いつの間にか隣にいた瑞花と、走り去っていく救急車を見送る。救急車が見えなくなり周りの人垣が徐々に離れていくと、お互い無言で駅まで歩き始めた。

 改札の前で瑞花が俯いて足をとめた。肩から下げたショッパーバッグを持つ手が震えている。

 あれほど凄惨な現場に立ち向かっていったのだから無理もない。わたしは瑞花の手に自分の手を重ねた。


「瑞花はすごいね。あの状況で冷静に対処できて」


 顔をあげた瑞花の瞳から、大粒の涙がこぼれた。

 きっと瑞花も不安だったのだ。

 瑞花は将来看護師を目指している。だが医療従事者を志しているといっても、わたし達はまだ高校生だ。実際瑞花がしていたのは、処置をしている人達の横で男の子に声をかける。それだけだった。


「でも、わたし、なにもできなかった……」


 瑞花の目は地に吸い込まれるように、一点を見つめていた。


「なに言ってんの! あそこで駆けよれること自体がすごいんだから。きっと瑞花は立派な看護師になれるよ」


 野次馬にしかなれなかったわたしに比べると、瑞花のほうがよっぽど立派だと思う。けれど、瑞花がそれを認められないのは、向上心がある証だ。

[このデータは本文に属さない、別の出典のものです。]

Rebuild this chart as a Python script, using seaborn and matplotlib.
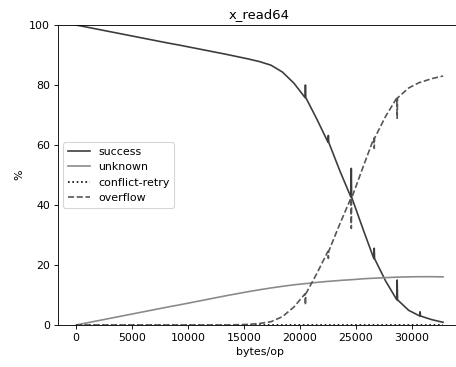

「緋莉ぃ……あの子大丈夫かな? きっと助かるよね?」


 瑞花が弱々しい声を漏らす。そのまま顔をくしゃくしゃにしてわたしに抱きついてきた。

 改札の前、たくさんの人が抱き合うわたし達にちらちらと視線を送っている。けれど誰の視線も構わずに、わたし達はそのまま抱き合い続けていた。